In-Place Sorting and Performance Tips
You’ll see inplace=True in older pandas code and tutorials. While it works, I recommend avoiding it for several reasons.
# The inplace approach (not recommended)
df.sort_values(by='revenue', inplace=True)
# The assignment approach (recommended)
df = df.sort_values(by='revenue')
The assignment approach is clearer about what’s happening, works with method chaining, and contrary to popular belief, doesn’t create significant memory overhead—pandas optimizes this internally. The inplace parameter is being soft-deprecated in pandas, with core developers recommending assignment instead.

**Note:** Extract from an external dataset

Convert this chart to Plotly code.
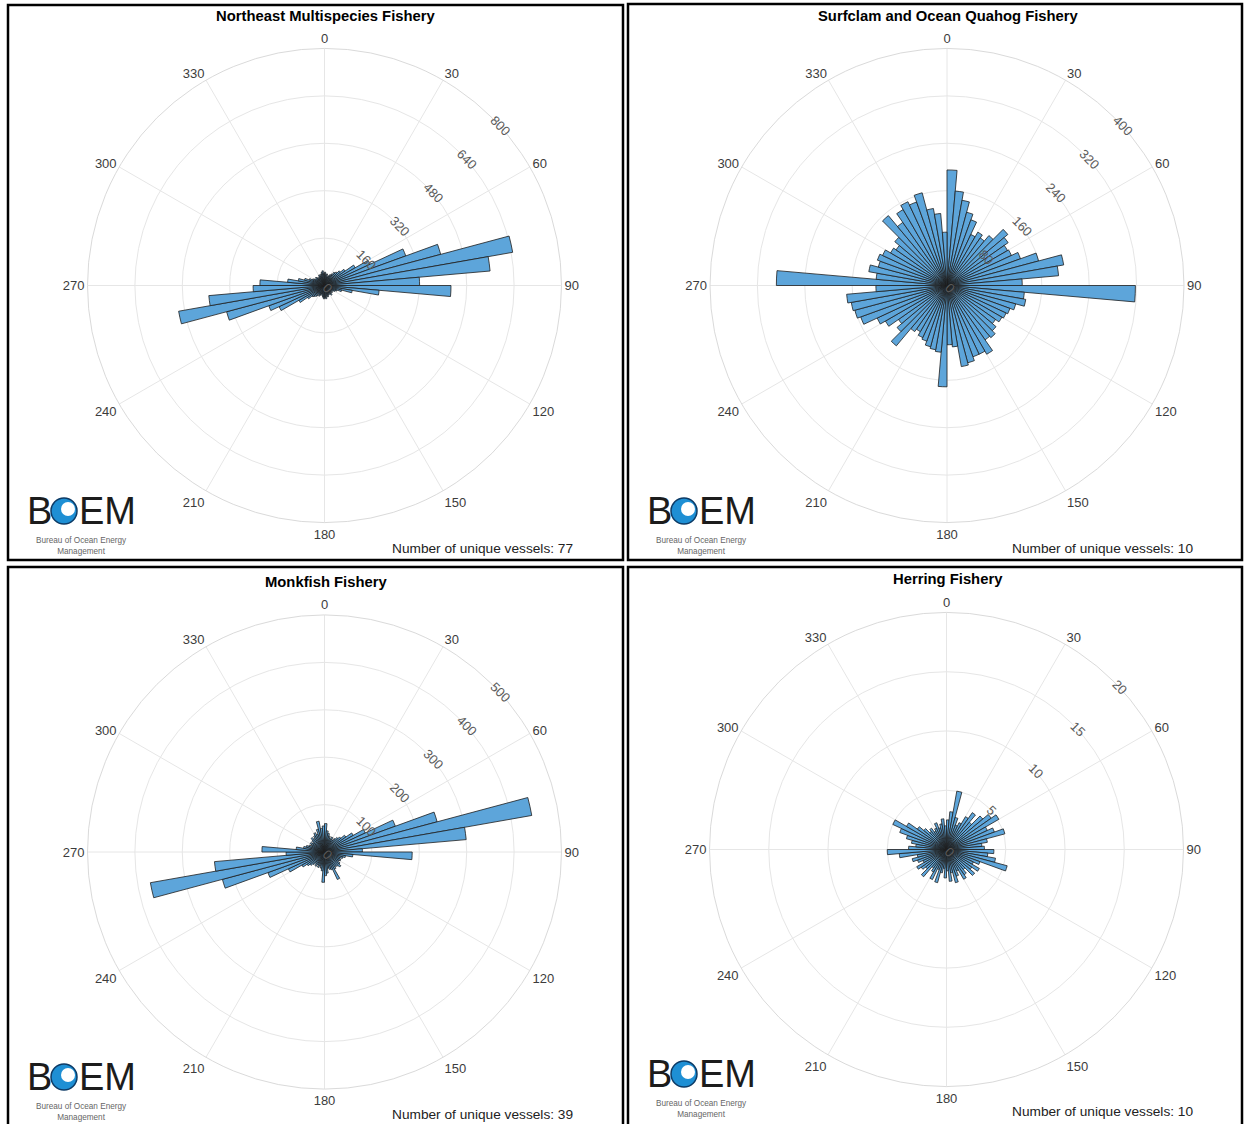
import plotly.graph_objects as go

# ---------------- data ----------------
bin_centers = [2.5 + 5 * i for i in range(72)]
angular_ticks = list(range(0, 360, 30))
angular_labels = [str(a) for a in angular_ticks]

titles = ["Northeast Multispecies Fishery", "Surfclam and Ocean Quahog Fishery",
          "Monkfish Fishery", "Herring Fishery"]
vessel_counts = [77, 10, 39, 10]

northeast_multispecies = [
    45, 35, 40, 30, 35, 40, 45, 55, 60, 70, 85, 120, 170, 292, 406, 645, 561, 321,
    427, 185, 95, 60, 45, 40, 35, 30, 35, 30, 40, 35, 30, 35, 40, 35, 45, 40,
    45, 40, 35, 30, 35, 40, 35, 45, 50, 55, 70, 100, 169, 200, 342, 500, 392, 241,
    218, 125, 90, 70, 55, 45, 40, 35, 40, 35, 30, 35, 40, 35, 40, 45, 50, 40]

surfclam_quahog = [
    195, 160, 146, 128, 118, 95, 104, 98, 110, 134, 126, 118, 120, 132, 160, 200, 189, 127,
    318, 131, 135, 120, 113, 110, 107, 100, 108, 115, 112, 134, 128, 128, 135, 139, 104, 100,
    171, 113, 110, 107, 100, 97, 90, 95, 133, 110, 100, 120, 130, 155, 161, 164, 170, 120,
    288, 120, 134, 120, 125, 120, 110, 105, 115, 154, 130, 148, 156, 150, 162, 132, 122, 90]

monkfish = [
    60, 45, 40, 35, 30, 35, 30, 35, 40, 45, 55, 70, 95, 159, 246, 444, 300, 80,
    185, 60, 45, 40, 35, 38, 35, 40, 45, 40, 38, 42, 64, 40, 38, 35, 45, 50,
    64, 40, 35, 30, 35, 30, 35, 30, 35, 40, 45, 55, 84, 127, 223, 373, 233, 81,
    132, 60, 45, 40, 35, 30, 35, 30, 35, 40, 35, 40, 45, 40, 50, 66, 50, 55]

herring = [
    2.5, 3.2, 5.0, 2.8, 2.2, 2.5, 3.2, 3.8, 3.0, 4.0, 4.6, 5.1, 3.8, 4.3, 5.1, 3.5, 3.0, 3.2,
    4.0, 3.5, 4.2, 5.3, 3.0, 2.5, 3.2, 2.6, 3.1, 2.2, 2.6, 2.9, 2.0, 2.4, 2.9, 2.0, 2.7, 1.8,
    2.4, 1.6, 2.0, 2.9, 1.8, 2.8, 2.2, 1.9, 3.0, 2.3, 2.6, 2.9, 2.2, 2.6, 3.0, 2.5, 4.0, 5.0,
    3.2, 2.6, 3.0, 3.5, 4.2, 5.0, 3.9, 3.0, 2.5, 2.0, 2.2, 1.8, 2.0, 2.4, 1.9, 2.2, 2.6, 2.0]

series = [northeast_multispecies, surfclam_quahog, monkfish, herring]
radial_max = [800, 400, 500, 20]
radial_dtick = [160, 80, 100, 5]

# ---------------- layout helpers ----------------
W, H = 1244, 1124
def X(px):
    return px / W
def Y(py):
    return 1 - py / H

centers = [(324.5, 285.5), (947.0, 285.5), (324.5, 852.0), (946.5, 849.5)]
R = 237
boxes = [(8, 5, 623, 560), (628, 4, 1242, 560), (8, 567, 623, 1130), (628, 567, 1242, 1130)]
title_y = [16, 16, 582, 579]
vessel_y = [548, 548, 1114, 1111]

BAR_COLOR = "#5DA5DA"
GRID = "#e6e6e6"
FONT = "Liberation Sans, Arial, sans-serif"

fig = go.Figure()
shapes = []
annotations = []

for k in range(4):
    pname = "polar" if k == 0 else f"polar{k+1}"
    fig.add_trace(go.Barpolar(
        r=series[k], theta=bin_centers, width=[5] * 72,
        marker=dict(color=BAR_COLOR, line=dict(color="#1e1e1e", width=0.8)),
        subplot=pname, showlegend=False, hoverinfo="r+theta"))
    cx, cy = centers[k]
    fig.layout[pname] = dict(
        domain=dict(x=[X(cx - R), X(cx + R)], y=[Y(cy + R), Y(cy - R)]),
        bgcolor="white",
        angularaxis=dict(rotation=90, direction="clockwise", tickmode="array",
                         tickvals=angular_ticks, ticktext=angular_labels,
                         showgrid=True, gridcolor=GRID, gridwidth=1,
                         showline=True, linecolor="#dadada", linewidth=1,
                         ticks="", tickfont=dict(family=FONT, size=13, color="#3c3c3c")),
        radialaxis=dict(range=[0, radial_max[k]], dtick=radial_dtick[k], tick0=0,
                        angle=45, tickangle=90, showline=False, ticks="",
                        showgrid=True, gridcolor=GRID, gridwidth=1,
                        tickfont=dict(family=FONT, size=13, color="#5a5a5a")),
    )
    # panel border
    x0, y0, x1, y1 = boxes[k]
    shapes.append(dict(type="rect", xref="paper", yref="paper",
                       x0=X(x0), x1=X(x1), y0=Y(y1), y1=Y(y0),
                       line=dict(color="black", width=2.5), fillcolor="rgba(0,0,0,0)"))
    # title
    annotations.append(dict(text="<b>" + titles[k] + "</b>", x=X(cx + 1), y=Y(title_y[k]),
                            xref="paper", yref="paper", showarrow=False,
                            xanchor="center", yanchor="middle",
                            font=dict(family=FONT, size=14.8, color="black")))
    # vessel count
    annotations.append(dict(text=f"Number of unique vessels: {vessel_counts[k]}",
                            x=X(x0 + 567), y=Y(vessel_y[k]), xref="paper", yref="paper",
                            showarrow=False, xanchor="right", yanchor="middle",
                            font=dict(family=FONT, size=13.7, color="#222")))
    # BOEM logo
    lx = x0 + 19
    ly = vessel_y[k] - 37
    annotations.append(dict(text="B", x=X(lx - 2), y=Y(ly), xref="paper", yref="paper",
                            showarrow=False, xanchor="left", yanchor="middle", height=30,
                            font=dict(family=FONT, size=38, color="#1c1c1c")))
    annotations.append(dict(text="EM", x=X(lx + 50), y=Y(ly), xref="paper", yref="paper",
                            showarrow=False, xanchor="left", yanchor="middle", height=30,
                            font=dict(family=FONT, size=38, color="#1c1c1c")))
    ocx, ocy, orr = lx + 37, ly, 13
    shapes.append(dict(type="circle", xref="paper", yref="paper",
                       x0=X(ocx - orr), x1=X(ocx + orr), y0=Y(ocy + orr), y1=Y(ocy - orr),
                       fillcolor="#1e8fd4", line=dict(color="#0d3b66", width=1.5)))
    shapes.append(dict(type="circle", xref="paper", yref="paper",
                       x0=X(ocx - 3), x1=X(ocx + 11), y0=Y(ocy + 5), y1=Y(ocy - 9),
                       fillcolor="white", line=dict(width=0)))
    annotations.append(dict(text="Bureau of Ocean Energy<br>Management",
                            x=X(lx + 54), y=Y(ly + 23), xref="paper", yref="paper",
                            showarrow=False, xanchor="center", yanchor="top",
                            font=dict(family=FONT, size=8.2, color="#666")))

fig.update_layout(
    width=W, height=H, template="none",
    margin=dict(l=0, r=0, t=0, b=0),
    paper_bgcolor="white", plot_bgcolor="white",
    shapes=shapes, annotations=annotations, showlegend=False,
)

fig.write_html("out.html", config={"displayModeBar": False},
               post_script="document.body.style.margin='0';document.body.style.overflow='hidden';")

For resetting the index after sorting, use ignore_index=True:
df = pd.DataFrame({
'product': ['Widget', 'Gadget', 'Sprocket'],
'revenue': [15000, 42000, 8500]
})
# Sort and reset index in one operation
df_sorted = df.sort_values(by='revenue', ignore_index=True)
print(df_sorted)
Output:
product revenue
0 Sprocket 8500
1 Widget 15000
2 Gadget 42000
This is more efficient than calling reset_index(drop=True) separately.
For large DataFrames, consider these performance tips:
- Sort once, not repeatedly. If you need sorted data multiple times, sort once and store the result.

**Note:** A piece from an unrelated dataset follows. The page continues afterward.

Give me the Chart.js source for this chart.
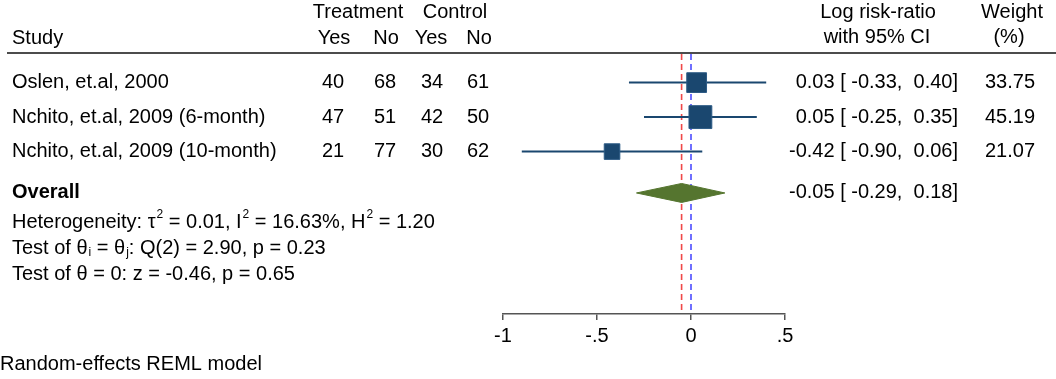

- Use categorical dtypes. If sorting by a column with limited unique values, converting to categorical can speed up sorting significantly.
- Consider the
kindparameter. The default ‘quicksort’ is usually fastest, but ‘mergesort’ is stable and ‘heapsort’ uses less memory.
# For very large DataFrames with categorical data
df['category'] = df['category'].astype('category')
df_sorted = df.sort_values(by='category')
Conclusion
Sorting in pandas comes down to two methods: sort_values() for data-based sorting and sort_index() for label-based sorting. Master these with their key parameters, and you’ll handle any sorting requirement efficiently.
| Parameter | Method | Purpose |
|---|---|---|
by |
sort_values() |
Column(s) to sort by |
ascending |
Both | Sort order (True/False or list) |
na_position |
Both | Where to place NaN values (‘first’ or ’last’) |
ignore_index |
Both | Reset index after sorting |
axis |
Both | Sort rows (0) or columns (1) |
kind |
Both | Algorithm: ‘quicksort’, ‘mergesort’, ‘heapsort’ |
Use assignment over inplace=True, remember that ascending accepts lists for multi-column sorts, and leverage ignore_index when you don’t need to preserve original index values. These practices will make your pandas code cleaner and more maintainable.